PROBLEM REQUIREMENTS ▸ Set down the material below word for word, excluding the pictures.

┌────────

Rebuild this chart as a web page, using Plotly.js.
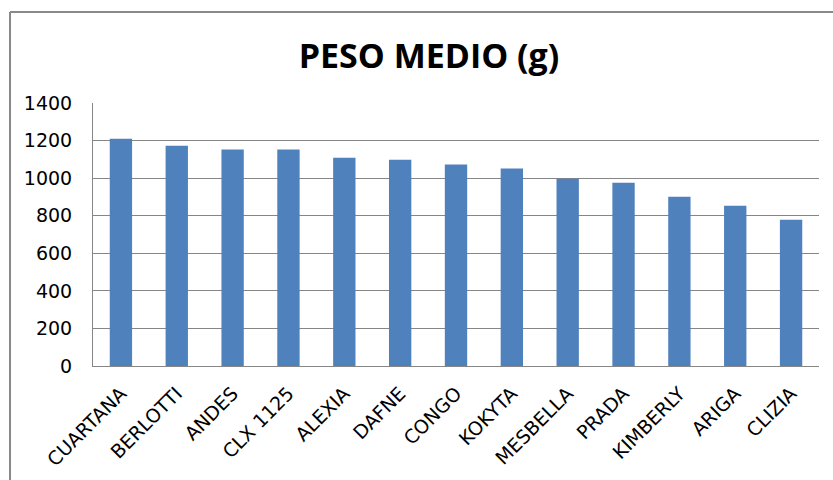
<!DOCTYPE html>
<html>
<head>
<meta charset="utf-8">
<script src="https://cdn.plot.ly/plotly-3.0.1.min.js"></script>
<style>html,body{margin:0;padding:0;background:#fff;}#chart{width:833px;height:480px;}</style>
</head>
<body>
<div id="chart"></div>
<script>
const categories = ["CUARTANA","BERLOTTI","ANDES","CLX 1125","ALEXIA","DAFNE","CONGO","KOKYTA","MESBELLA","PRADA","KIMBERLY","ARIGA","CLIZIA"];
const pesoMedio = [1210, 1172, 1152, 1152, 1108, 1098, 1072, 1051, 997, 976, 901, 853, 778];
const yTicks = [0, 200, 400, 600, 800, 1000, 1200, 1400];

const font = "DejaVu Sans, sans-serif";
const trace = {
  type: 'bar',
  x: categories,
  y: pesoMedio,
  marker: {color: '#4F81BD'},
  hoverinfo: 'x+y'
};
const layout = {
  width: 833, height: 480,
  margin: {l: 93, r: 14, t: 103, b: 114},
  paper_bgcolor: '#fff', plot_bgcolor: '#fff',
  bargap: 0.6,
  showlegend: false,
  title: {text: '<b>PESO MEDIO (g)</b>', font: {family: "Open Sans, sans-serif", size: 34, color: '#000'}, x: 0.515, xref: 'container', xanchor: 'center', y: 0.883, yref: 'container', yanchor: 'middle'},
  xaxis: {
    type: 'category', tickangle: -45, tickfont: {family: font, size: 19, color: '#000'},
    ticklabelstandoff: 8,
    showline: true, linecolor: '#868686', linewidth: 1, showgrid: false, ticks: ''
  },
  yaxis: {
    range: [0, 1400], tickvals: yTicks, ticktext: yTicks.map(String),
    tickfont: {family: font, size: 19, color: '#000'},
    ticklabelstandoff: 16,
    showgrid: true, gridcolor: '#868686', gridwidth: 1,
    showline: true, linecolor: '#868686', linewidth: 1, zeroline: false, ticks: '', ticklen: 0
  },
  shapes: [
    {type: 'line', xref: 'paper', yref: 'paper', x0: -0.1143, x1: 1.1, y0: 1.346, y1: 1.346, line: {color: '#898989', width: 2}},
    {type: 'line', xref: 'paper', yref: 'paper', x0: -0.1143, x1: -0.1143, y0: 1.346, y1: -0.5, line: {color: '#898989', width: 2}}
  ]
};
Plotly.newPlot('chart', [trace], layout, {displayModeBar: false, staticPlot: true});
</script>
</body>
</html>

└────────

FULL OUTPUT ▸
Rebuild this chart as a web page, using Plotly.js.
<!DOCTYPE html>
<html>
<head>
<meta charset="utf-8">
<script src="https://cdn.plot.ly/plotly-3.0.1.min.js"></script>
<style>html,body{margin:0;padding:0;background:#fff;}#chart{width:833px;height:480px;}</style>
</head>
<body>
<div id="chart"></div>
<script>
const categories = ["CUARTANA","BERLOTTI","ANDES","CLX 1125","ALEXIA","DAFNE","CONGO","KOKYTA","MESBELLA","PRADA","KIMBERLY","ARIGA","CLIZIA"];
const pesoMedio = [1210, 1172, 1152, 1152, 1108, 1098, 1072, 1051, 997, 976, 901, 853, 778];
const yTicks = [0, 200, 400, 600, 800, 1000, 1200, 1400];

const font = "DejaVu Sans, sans-serif";
const trace = {
  type: 'bar',
  x: categories,
  y: pesoMedio,
  marker: {color: '#4F81BD'},
  hoverinfo: 'x+y'
};
const layout = {
  width: 833, height: 480,
  margin: {l: 93, r: 14, t: 103, b: 114},
  paper_bgcolor: '#fff', plot_bgcolor: '#fff',
  bargap: 0.6,
  showlegend: false,
  title: {text: '<b>PESO MEDIO (g)</b>', font: {family: "Open Sans, sans-serif", size: 34, color: '#000'}, x: 0.515, xref: 'container', xanchor: 'center', y: 0.883, yref: 'container', yanchor: 'middle'},
  xaxis: {
    type: 'category', tickangle: -45, tickfont: {family: font, size: 19, color: '#000'},
    ticklabelstandoff: 8,
    showline: true, linecolor: '#868686', linewidth: 1, showgrid: false, ticks: ''
  },
  yaxis: {
    range: [0, 1400], tickvals: yTicks, ticktext: yTicks.map(String),
    tickfont: {family: font, size: 19, color: '#000'},
    ticklabelstandoff: 16,
    showgrid: true, gridcolor: '#868686', gridwidth: 1,
    showline: true, linecolor: '#868686', linewidth: 1, zeroline: false, ticks: '', ticklen: 0
  },
  shapes: [
    {type: 'line', xref: 'paper', yref: 'paper', x0: -0.1143, x1: 1.1, y0: 1.346, y1: 1.346, line: {color: '#898989', width: 2}},
    {type: 'line', xref: 'paper', yref: 'paper', x0: -0.1143, x1: -0.1143, y0: 1.346, y1: -0.5, line: {color: '#898989', width: 2}}
  ]
};
Plotly.newPlot('chart', [trace], layout, {displayModeBar: false, staticPlot: true});
</script>
</body>
</html>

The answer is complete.